Source data |

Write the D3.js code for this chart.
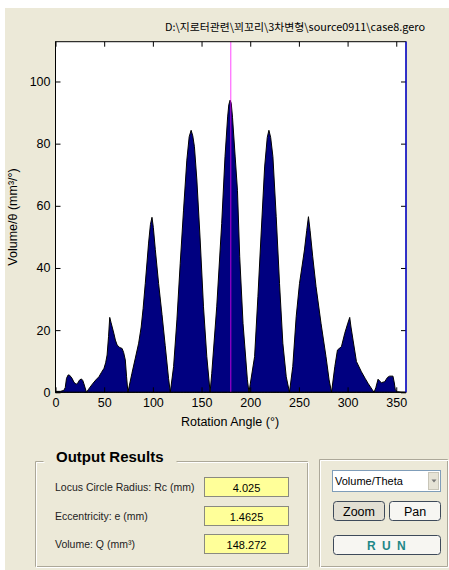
<!DOCTYPE html>
<html><head><meta charset="utf-8">
<script src="https://cdn.jsdelivr.net/npm/d3@7"></script>
<style>
html,body{margin:0;padding:0;background:#fff;}
svg{display:block;font-family:"Liberation Sans",Arial,sans-serif;}
</style></head>
<body>
<svg id="c" width="449" height="570"></svg>
<script>
const titleText = "D:\\지로터관련\\꾀꼬리\\3차변형\\source0911\\case8.gero";
const xLabel = "Rotation Angle (°)";
const yLabel = "Volume/θ (mm³/°)";
const xTicks = [0,50,100,150,200,250,300,350];
const yTicks = [0,20,40,60,80,100];
const angles = [0,5,8.5,10,11.3,13,14.5,17,19,21.2,23,24.5,26.6,28,29,31.8,
 34,38,41.5,44.6,47,49.8,51.5,53,54.5,55.7,57,59.9,61.5,63.3,66,68.4,70,71.7,73,74.4,
 78.5,82,85.4,88,90,92.2,95.6,97.5,99.1,100.5,102.5,105.9,109.4,112.7,116.1,117.9,
 121.3,124.7,128.1,131.5,134.9,137.3,139.3,141,142.7,145.2,148.6,152,155.4,158.8,
 160.5,165.6,170.7,174.1,176.8,178,179.3,180.5,181.8,184.5,186.9,189.2,192.6,197.1,198.7,
 204.5,207.9,211.4,214.8,217.5,219.2,221,223.3,226.7,230.1,233.5,237,240.3,
 243.7,247.2,250.6,255.7,258,259.8,261.5,264.2,267.6,272.7,277.8,281,283.5,
 286.9,289.6,293.7,297.1,300,302.2,303.5,305.6,309.1,314.2,318,321,325,327.2,
 329,331.3,333,334.7,338.1,341,343.2,346.6,348,349,351,355,360];
const volumes = [0.3,0.3,0.6,1.5,4.5,5.6,5.5,4.5,3.2,2.6,3,3.9,4.3,3.8,2.9,0,
 1,2.7,4,5,6.3,7.7,9.5,12,18,24.1,22.5,19,16.8,15.2,14.4,14.1,12.8,10.4,5,0,
 6.1,11,15.8,21,27,35,48,54,56.3,53,46,35,25,15,4.5,0,
 8.3,23.3,41.5,58.6,74.7,82.2,84.3,82.5,79,68.3,49,27.5,11.5,0,
 6.1,27.5,54.3,75.8,88.6,92.5,94,93,88.5,76,65,43.6,22.2,4,0,
 11.5,30.8,52.2,72.5,82,84.3,82,75.8,56.5,35,15.8,5,0,
 8.3,24.3,35,45.8,52,56.5,52,43.6,34,22.2,11.5,4,0,
 8.3,13.6,14.7,19,22,24.1,21,16.8,9.9,6.6,4.5,2.9,1,0,
 1.5,4.2,3.6,3.1,3.4,4.8,5.2,5.2,3,0.8,0.2,0.05,0];
const cursorAngle = 180;
const resultLabels = ["Locus Circle Radius: Rc (mm)","Eccentricity: e (mm)","Volume: Q (mm³)"];
const resultValues = ["4.025","1.4625","148.272"];
const dropdownText = "Volume/Theta";

const svg = d3.select("#c");
// window background
svg.append("rect").attr("x",5).attr("y",8).attr("width",444).attr("height",562).attr("fill","#ECE9D8");

const L=55.5, R=406, T=41.7, B=392.3;
const x = d3.scaleLinear().domain([0,360]).range([L,R]);
const y = d3.scaleLinear().domain([0,112.8]).range([B,T]);

svg.append("rect").attr("x",L).attr("y",T).attr("width",R-L).attr("height",B-T).attr("fill","#fff");

const pts = angles.map((a,i)=>[a,volumes[i]]);
const area = d3.area().x(d=>x(d[0])).y0(y(0)).y1(d=>y(d[1]));
svg.append("path").datum(pts).attr("d",area).attr("fill","#000080").attr("stroke","#000").attr("stroke-width",1).attr("stroke-linejoin","round");

// cursor line
svg.append("line").attr("x1",x(cursorAngle)).attr("x2",x(cursorAngle)).attr("y1",T).attr("y2",B)
  .attr("stroke","#FF00FF").attr("stroke-opacity",0.6).attr("stroke-width",1.2);

// axes
function style(g){g.select(".domain").remove();g.selectAll("line").attr("stroke","#000");g.selectAll("text").attr("fill","#000").style("font-size","12.5px").style("font-family","'Liberation Sans',Arial,sans-serif");}
svg.append("g").attr("transform",`translate(0,${B})`).call(d3.axisBottom(x).tickValues(xTicks).tickSizeInner(-5).tickSizeOuter(0).tickPadding(6)).call(style);
svg.append("g").attr("transform",`translate(0,${T})`).call(d3.axisTop(x).tickValues(xTicks).tickSizeInner(-5).tickSizeOuter(0).tickFormat("")).call(style);
svg.append("g").attr("transform",`translate(${L},0)`).call(d3.axisLeft(y).tickValues(yTicks).tickSizeInner(-5).tickSizeOuter(0).tickPadding(5)).call(style);
svg.append("g").attr("transform",`translate(${R},0)`).call(d3.axisRight(y).tickValues(yTicks).tickSizeInner(-5).tickSizeOuter(0).tickFormat("")).call(style);

// frame
svg.append("rect").attr("x",L).attr("y",T).attr("width",R-L).attr("height",B-T).attr("fill","none").attr("stroke","#000").attr("stroke-width",1);
svg.append("line").attr("x1",x(360)).attr("x2",x(360)).attr("y1",T).attr("y2",B).attr("stroke","#0000FF").attr("stroke-width",1.2);

// titles
svg.append("text").attr("x",425).attr("y",31).attr("text-anchor","end")
  .style("font-family","'Noto Sans CJK KR','Liberation Sans',sans-serif").style("font-size","10.5px")
  .attr("textLength",260).attr("lengthAdjust","spacingAndGlyphs").text(titleText);
svg.append("text").attr("x",230).attr("y",426).attr("text-anchor","middle").style("font-size","12.5px").text(xLabel);
svg.append("text").attr("transform","translate(17,217) rotate(-90)").attr("text-anchor","middle").style("font-size","12.5px").text(yLabel);

// etched group boxes
function etched(x0,y0,w,h,gapStart,gapEnd){
  const g = svg.append("g");
  [[0,"#ACA899"],[1,"#fff"]].forEach(([o,c])=>{
    const p = gapStart!=null
      ? `M${x0+gapStart+o},${y0+o}H${x0+o}V${y0+h+o}H${x0+w+o}V${y0+o}H${x0+gapEnd+o}`
      : `M${x0+o},${y0+o}H${x0+w+o}V${y0+h+o}H${x0+o}Z`;
    g.append("path").attr("d",p).attr("fill","none").attr("stroke",c).attr("stroke-width",1);
  });
}
etched(35.5,461.5,272,105,8,141);
svg.append("text").attr("x",56).attr("y",462).style("font-size","15px").style("font-weight","bold").text("Output Results");
etched(319.5,459.5,128,107);

const rowY=[487,516,544];
resultLabels.forEach((t,i)=>{
  svg.append("text").attr("x",55).attr("y",rowY[i]+4).style("font-size","10.5px").attr("fill","#222").text(t);
  svg.append("rect").attr("x",204.5).attr("y",rowY[i]-9.5).attr("width",84).attr("height",19).attr("fill","#FFFF99").attr("stroke","#8a8a80");
  svg.append("text").attr("x",246.5).attr("y",rowY[i]+4.5).attr("text-anchor","middle").style("font-size","11px").text(resultValues[i]);
});

// dropdown
svg.append("rect").attr("x",332.5).attr("y",470.5).attr("width",108).attr("height",21).attr("fill","#fff").attr("stroke","#7F9DB9");
svg.append("rect").attr("x",428.5).attr("y",472.5).attr("width",10).attr("height",17).attr("fill","#E6E3D6").attr("stroke","#c8c5b8");
svg.append("path").attr("d","M431.5,479.5h5l-2.5,3z").attr("fill","#777");
svg.append("text").attr("x",335).attr("y",485).style("font-size","11px").text(dropdownText);

// buttons
function button(x0,y0,w,h,label,pressed,opts={}){
  svg.append("rect").attr("x",x0).attr("y",y0).attr("width",w).attr("height",h).attr("rx",3)
    .attr("fill",pressed?"#E2DFD3":"#F7F6F2").attr("stroke","#3E4A5A");
  const t = svg.append("text").attr("x",x0+w/2).attr("y",y0+h/2+4.5).attr("text-anchor","middle")
    .style("font-size",opts.size||"12.5px").attr("fill",opts.color||"#000").text(label);
  if(opts.bold) t.style("font-weight","bold");
  if(opts.ls) t.style("letter-spacing",opts.ls);
}
button(333.5,501.5,51,19,"Zoom",true);
button(389.5,501.5,51,19,"Pan",false);
button(333.5,535.5,107,19,"R U N",false,{bold:true,color:"#1E8787",size:"12px",ls:"1.5px"});
</script>
</body></html>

Your instructions | Please take the lines from the beginning of the data above through the line holding "const y = d3.scaleLinear().domain([0,112.8]).range([B,T]);" and transcribe them exactly, without any pictures.

Answer to the exercise |
Write the D3.js code for this chart.
<!DOCTYPE html>
<html><head><meta charset="utf-8">
<script src="https://cdn.jsdelivr.net/npm/d3@7"></script>
<style>
html,body{margin:0;padding:0;background:#fff;}
svg{display:block;font-family:"Liberation Sans",Arial,sans-serif;}
</style></head>
<body>
<svg id="c" width="449" height="570"></svg>
<script>
const titleText = "D:\\지로터관련\\꾀꼬리\\3차변형\\source0911\\case8.gero";
const xLabel = "Rotation Angle (°)";
const yLabel = "Volume/θ (mm³/°)";
const xTicks = [0,50,100,150,200,250,300,350];
const yTicks = [0,20,40,60,80,100];
const angles = [0,5,8.5,10,11.3,13,14.5,17,19,21.2,23,24.5,26.6,28,29,31.8,
 34,38,41.5,44.6,47,49.8,51.5,53,54.5,55.7,57,59.9,61.5,63.3,66,68.4,70,71.7,73,74.4,
 78.5,82,85.4,88,90,92.2,95.6,97.5,99.1,100.5,102.5,105.9,109.4,112.7,116.1,117.9,
 121.3,124.7,128.1,131.5,134.9,137.3,139.3,141,142.7,145.2,148.6,152,155.4,158.8,
 160.5,165.6,170.7,174.1,176.8,178,179.3,180.5,181.8,184.5,186.9,189.2,192.6,197.1,198.7,
 204.5,207.9,211.4,214.8,217.5,219.2,221,223.3,226.7,230.1,233.5,237,240.3,
 243.7,247.2,250.6,255.7,258,259.8,261.5,264.2,267.6,272.7,277.8,281,283.5,
 286.9,289.6,293.7,297.1,300,302.2,303.5,305.6,309.1,314.2,318,321,325,327.2,
 329,331.3,333,334.7,338.1,341,343.2,346.6,348,349,351,355,360];
const volumes = [0.3,0.3,0.6,1.5,4.5,5.6,5.5,4.5,3.2,2.6,3,3.9,4.3,3.8,2.9,0,
 1,2.7,4,5,6.3,7.7,9.5,12,18,24.1,22.5,19,16.8,15.2,14.4,14.1,12.8,10.4,5,0,
 6.1,11,15.8,21,27,35,48,54,56.3,53,46,35,25,15,4.5,0,
 8.3,23.3,41.5,58.6,74.7,82.2,84.3,82.5,79,68.3,49,27.5,11.5,0,
 6.1,27.5,54.3,75.8,88.6,92.5,94,93,88.5,76,65,43.6,22.2,4,0,
 11.5,30.8,52.2,72.5,82,84.3,82,75.8,56.5,35,15.8,5,0,
 8.3,24.3,35,45.8,52,56.5,52,43.6,34,22.2,11.5,4,0,
 8.3,13.6,14.7,19,22,24.1,21,16.8,9.9,6.6,4.5,2.9,1,0,
 1.5,4.2,3.6,3.1,3.4,4.8,5.2,5.2,3,0.8,0.2,0.05,0];
const cursorAngle = 180;
const resultLabels = ["Locus Circle Radius: Rc (mm)","Eccentricity: e (mm)","Volume: Q (mm³)"];
const resultValues = ["4.025","1.4625","148.272"];
const dropdownText = "Volume/Theta";

const svg = d3.select("#c");
// window background
svg.append("rect").attr("x",5).attr("y",8).attr("width",444).attr("height",562).attr("fill","#ECE9D8");

const L=55.5, R=406, T=41.7, B=392.3;
const x = d3.scaleLinear().domain([0,360]).range([L,R]);
const y = d3.scaleLinear().domain([0,112.8]).range([B,T]);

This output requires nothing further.